Stop trying to re-invent statistics. Use a box and whisker plot of latency. You ...

scott_s · on Oct 11, 2018

I've recently grown to like violin plots for latency (https://en.wikipedia.org/wiki/Violin_plot). I've also added 99%ile tick marks, which with the already present median mark, gives a relatively full picture of latency that is easily digestible.

vlovich123 · on Oct 11, 2018

Mathematics is not something handed down by the gods. It's possible to encounter not just completely new problems, but also limitations to existing methods for solving a known problem.

In this particular case the challenge is aggregating statistics from a very large fleet & having automated alarms. Visualization tools don't help with any of that. More specifically, the reporting tools out there apparently have a very common & persistent flaw of reporting an average of percentiles across agents which is a statistically meaningless metric. It makes no difference how you visualize it - the data is bunk.

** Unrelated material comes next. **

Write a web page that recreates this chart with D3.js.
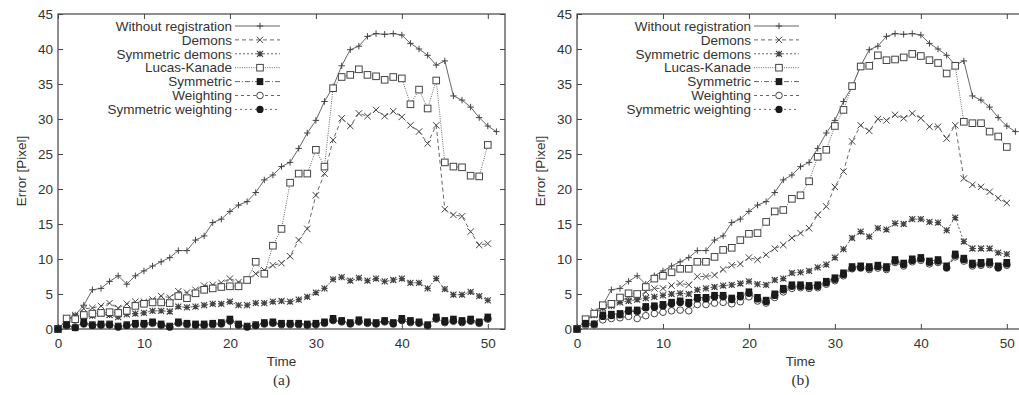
<!DOCTYPE html>
<html><head><meta charset="utf-8">
<script src="https://cdn.jsdelivr.net/npm/d3@7/dist/d3.min.js"></script>
<style>body{margin:0;background:#fff}svg{display:block}</style>
</head><body><svg id="c" width="1019" height="395"></svg>
<script>
// ---------- DATA ----------
const seriesNames = ["Without registration","Demons","Symmetric demons","Lucas-Kanade","Symmetric","Weighting","Symmetric weighting"];
const xTicks = [0,10,20,30,40,50];
const yTicks = [0,5,10,15,20,25,30,35,40,45];
const panelLabels = ["(a)","(b)"];
const xLabel = "Time";
const yLabel = "Error [Pixel]";

// values indexed by time step 0,1,2,...
const withoutReg = [0,1.2,2.0,3.4,5.6,5.8,6.8,7.6,6.4,7.6,8.3,9.0,9.6,10.2,11.2,11.2,12.7,13.3,15.2,15.7,16.8,17.7,18.2,19.5,21.3,22.0,23.2,23.8,25.8,28.0,29.8,32.5,34.6,37.6,39.9,40.4,41.8,42.2,42.1,42.2,42.0,40.8,40.0,39.1,37.7,38.3,33.3,32.7,31.7,30.2,29.0,28.2];

const demonsA = [0,1.2,2.0,2.9,3.0,3.3,3.7,3.0,3.6,3.9,3.9,4.2,4.7,4.5,5.4,5.2,5.6,6.2,6.3,6.6,7.2,6.7,7.0,7.9,8.4,9.1,9.4,10.4,12.7,14.3,19.1,22.2,27.0,30.1,29.0,30.8,30.4,31.3,30.4,31.1,30.3,29.1,28.2,26.5,29.1,17.1,16.3,16.1,13.9,12.0,12.2];
const symDemonsA = [0,1.3,1.8,2.1,1.9,2.2,2.0,1.7,2.1,2.2,2.3,2.6,2.6,2.5,3.2,3.1,3.2,3.4,3.6,3.6,3.9,3.4,3.4,3.7,3.7,3.9,4.0,3.9,4.2,4.6,5.2,5.8,7.1,7.4,6.9,7.3,6.9,7.2,6.8,7.0,7.2,6.6,6.6,5.8,7.2,5.7,4.9,4.9,5.3,4.7,4.1];
const lucasKanadeA = [0,1.5,1.4,2.0,2.2,2.3,2.4,2.3,2.6,3.3,3.6,3.8,3.8,3.7,4.7,4.4,5.1,5.6,5.8,6.0,6.1,6.1,7.0,9.6,7.9,11.9,14.3,20.9,22.2,22.2,25.6,23.2,34.4,36.0,36.3,37.1,36.3,36.1,35.6,36.0,35.8,32.1,34.2,31.5,35.5,23.8,23.2,23.1,21.9,21.8,26.3];
const symmetricA = [0,0.6,0.2,1.0,0.6,0.7,0.7,0.4,0.6,0.8,0.8,1.0,0.7,0.4,1.0,0.8,0.7,0.7,0.8,0.9,1.4,0.7,0.4,0.6,0.9,1.0,0.8,0.8,0.8,0.7,0.8,1.0,1.5,1.2,0.9,1.3,1.0,0.9,1.2,0.9,1.5,1.2,1.0,0.6,1.7,1.2,1.4,1.2,1.4,1.0,1.7];
const weightingA = [0,0.4,0.3,0.7,0.5,0.5,0.6,0.3,0.5,0.6,0.6,0.8,0.5,0.3,0.8,0.6,0.5,0.5,0.6,0.7,1.1,0.5,0.3,0.5,0.7,0.8,0.6,0.6,0.6,0.5,0.6,0.8,1.2,1.0,0.7,1.0,0.8,0.7,1.0,0.7,1.2,0.9,0.8,0.4,1.4,0.9,1.1,0.9,1.1,0.8,1.4];
const symWeightingA = [0,0.5,0.2,0.8,0.5,0.6,0.6,0.3,0.5,0.7,0.7,0.9,0.6,0.3,0.9,0.7,0.6,0.6,0.7,0.8,1.2,0.6,0.3,0.5,0.8,0.9,0.7,0.7,0.7,0.6,0.7,0.9,1.3,1.1,0.8,1.1,0.9,0.8,1.1,0.8,1.3,1.0,0.9,0.5,1.5,1.0,1.2,1.0,1.2,0.9,1.5];

const demonsB = [0,1.3,2.5,3.3,3.5,3.9,4.6,4.7,5.3,5.8,5.8,6.2,6.5,6.3,7.5,7.5,7.7,8.5,9.1,9.3,10.2,9.9,10.6,11.5,12.0,13.0,13.7,14.4,16.3,17.5,20.3,22.5,26.8,29.1,28.3,30.0,29.8,30.6,30.1,30.8,30.1,28.9,28.9,27.2,29.1,21.5,20.6,20.3,19.6,18.7,18.0];
const symDemonsB = [0,1.3,2.0,3.0,3.3,3.8,4.0,4.2,4.4,4.6,4.8,5.0,5.1,5.0,5.6,5.8,6.0,6.2,6.3,6.5,6.8,6.4,6.3,7.0,7.2,8.0,8.1,8.3,8.8,9.2,10.2,11.4,13.0,13.9,13.2,14.4,14.2,15.1,15.0,15.7,15.7,15.3,15.2,14.1,15.9,12.5,11.5,11.5,11.5,10.9,10.7];
const lucasKanadeB = [0,1.4,2.2,3.4,3.6,4.5,5.1,5.0,6.0,7.2,7.6,8.1,8.6,8.6,9.6,9.6,10.3,11.3,11.6,12.7,13.6,13.7,15.3,16.8,17.0,18.6,19.1,21.1,24.6,25.6,29.0,31.3,34.7,37.5,37.6,39.1,38.4,38.5,38.8,39.3,39.0,38.4,38.0,36.5,37.6,29.6,29.4,29.4,28.2,27.5,26.0];
const symmetricB = [0,0.8,0.7,2.0,2.1,2.2,2.7,2.7,3.2,3.3,3.5,3.8,4.0,3.8,4.5,4.5,4.8,4.8,4.4,4.8,5.3,4.5,4.1,5.0,5.8,6.3,6.3,6.2,6.3,6.8,7.3,8.0,8.9,9.0,8.9,9.1,8.9,9.9,9.4,10.0,10.2,9.7,9.9,9.0,10.7,10.1,9.4,9.5,9.6,9.0,9.5];
const weightingB = [0,0.5,0.6,1.3,1.5,1.6,1.8,1.5,1.9,2.2,2.4,2.6,2.7,2.6,3.5,3.5,3.7,3.8,3.6,3.9,4.6,4.0,3.7,4.5,5.3,5.8,5.9,5.8,5.9,6.4,6.9,7.6,8.6,8.7,8.5,8.7,8.5,9.5,9.0,9.6,9.8,9.3,9.5,8.7,10.3,9.7,9.0,9.1,9.2,8.7,9.1];
const symWeightingB = [0,0.7,0.7,1.8,1.9,2.0,2.5,2.5,3.0,3.1,3.3,3.6,3.8,3.6,4.3,4.3,4.6,4.6,4.2,4.6,5.1,4.3,3.9,4.8,5.6,6.1,6.1,6.0,6.1,6.6,7.1,7.8,8.7,8.8,8.7,8.9,8.7,9.7,9.2,9.8,10.0,9.5,9.7,8.8,10.5,9.9,9.2,9.3,9.4,8.8,9.3];

const panelA = [withoutReg, demonsA, symDemonsA, lucasKanadeA, symmetricA, weightingA, symWeightingA];
const panelB = [withoutReg, demonsB, symDemonsB, lucasKanadeB, symmetricB, weightingB, symWeightingB];

// ---------- STYLE ----------
const markers = ["plus","cross","star","square","fsquare","circle","fcircle"];
const dashes = [null,"4,3","2,2","1,1.3","5,2,1,2","3,3","2,3"];
const lineCol = "#666", markCol = "#444", textCol = "#333";
const FONT = "'Liberation Sans', Arial, Helvetica, sans-serif";

const svg = d3.select("#c");
const plotTop = 14, plotBottom = 329, plotW = 447;
const y = d3.scaleLinear().domain([0,45]).range([plotBottom, plotTop]);

function drawMarker(g, type, cx, cy) {
  const s = 3.2;
  if (type === "plus") {
    g.append("path").attr("d", `M${cx-s},${cy}H${cx+s}M${cx},${cy-s}V${cy+s}`).attr("stroke", markCol).attr("fill","none");
  } else if (type === "cross") {
    g.append("path").attr("d", `M${cx-s},${cy-s}L${cx+s},${cy+s}M${cx-s},${cy+s}L${cx+s},${cy-s}`).attr("stroke", markCol).attr("fill","none");
  } else if (type === "star") {
    const t = 3;
    g.append("path").attr("d", `M${cx-t},${cy-t}L${cx+t},${cy+t}M${cx-t},${cy+t}L${cx+t},${cy-t}M${cx-t},${cy}H${cx+t}M${cx},${cy-t}V${cy+t}`).attr("stroke", markCol).attr("stroke-width",1.2).attr("fill","none");
  } else if (type === "square") {
    g.append("rect").attr("x", cx-3.3).attr("y", cy-3.3).attr("width",6.6).attr("height",6.6).attr("fill","#fff").attr("stroke", markCol);
  } else if (type === "fsquare") {
    g.append("rect").attr("x", cx-3.3).attr("y", cy-3.5).attr("width",6.6).attr("height",7).attr("fill", "#1a1a1a");
  } else if (type === "circle") {
    g.append("circle").attr("cx", cx).attr("cy", cy).attr("r", 3.3).attr("fill","#fff").attr("stroke", markCol);
  } else if (type === "fcircle") {
    g.append("circle").attr("cx", cx).attr("cy", cy).attr("r", 3.6).attr("fill","#1a1a1a");
  }
}

function drawPanel(left, seriesList, label) {
  const x = d3.scaleLinear().domain([0,52]).range([left, left + plotW]);
  const g = svg.append("g");

  const styleAxis = sel => {
    sel.select(".domain").remove();
    sel.selectAll(".tick line").attr("stroke", "#444");
    sel.selectAll(".tick text").attr("fill", textCol).style("font-family", FONT).style("font-size","13.5px");
  };
  g.append("g").attr("transform", `translate(${left},0)`)
    .call(d3.axisLeft(y).tickValues(yTicks).tickSize(-5).tickPadding(5)).call(styleAxis);
  g.append("g").attr("transform", `translate(${left+plotW},0)`)
    .call(d3.axisRight(y).tickValues(yTicks).tickSize(-5).tickFormat("")).call(styleAxis);
  g.append("g").attr("transform", `translate(0,${plotBottom})`)
    .call(d3.axisBottom(x).tickValues(xTicks).tickSize(-5).tickPadding(9)).call(styleAxis);
  g.append("g").attr("transform", `translate(0,${plotTop})`)
    .call(d3.axisTop(x).tickValues(xTicks).tickSize(-5).tickFormat("")).call(styleAxis);

  g.append("rect").attr("x", left).attr("y", plotTop).attr("width", plotW).attr("height", plotBottom-plotTop)
    .attr("fill","none").attr("stroke","#444").attr("stroke-width",1.2);

  const line = d3.line().x((d,i) => x(i)).y(d => y(d));
  seriesList.forEach((vals, k) => {
    const sg = g.append("g");
    sg.append("path").attr("d", line(vals)).attr("fill","none").attr("stroke", lineCol)
      .attr("stroke-width", 1).attr("stroke-dasharray", dashes[k]);
    vals.forEach((v,i) => drawMarker(sg, markers[k], x(i), y(v)));
  });

  seriesNames.forEach((name, k) => {
    const cy = 26 + k * 13.9;
    g.append("text").attr("x", left + 174).attr("y", cy + 4.7).attr("text-anchor","end")
      .attr("font-family", FONT).attr("font-size","13.5px").attr("fill", textCol).text(name);
    g.append("line").attr("x1", left + 177).attr("x2", left + 222).attr("y1", cy).attr("y2", cy)
      .attr("stroke", lineCol).attr("stroke-dasharray", dashes[k]);
    drawMarker(g, markers[k], left + 202, cy);
  });

  const mid = left + plotW/2;
  g.append("text").attr("x", mid).attr("y", 366).attr("text-anchor","middle")
    .attr("font-family", FONT).attr("font-size","13.5px").attr("fill", textCol).text(xLabel);
  g.append("text").attr("transform", `translate(${left-32},171) rotate(-90)`).attr("text-anchor","middle")
    .attr("font-family", FONT).attr("font-size","13.5px").attr("fill", textCol).text(yLabel);
  g.append("text").attr("x", mid).attr("y", 385).attr("text-anchor","middle")
    .attr("font-family", "'Liberation Serif', 'Times New Roman', serif").attr("font-size","15.5px").attr("fill", textCol).text(label);
}

drawPanel(58, panelA, panelLabels[0]);
drawPanel(577, panelB, panelLabels[1]);
</script>
</body></html>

This article flips it so that agents simply report how many requests they got & how many exceeded the required threshold. This lets them report the percentage of users having a worse experience than the desired SLA. You can also build reliable tools on top of this metric. It's not a universal solution but it's a neat trick to maintain the performance properties of not needing to pull full logs from all agents & still have a meaningful representation of the latency of your users.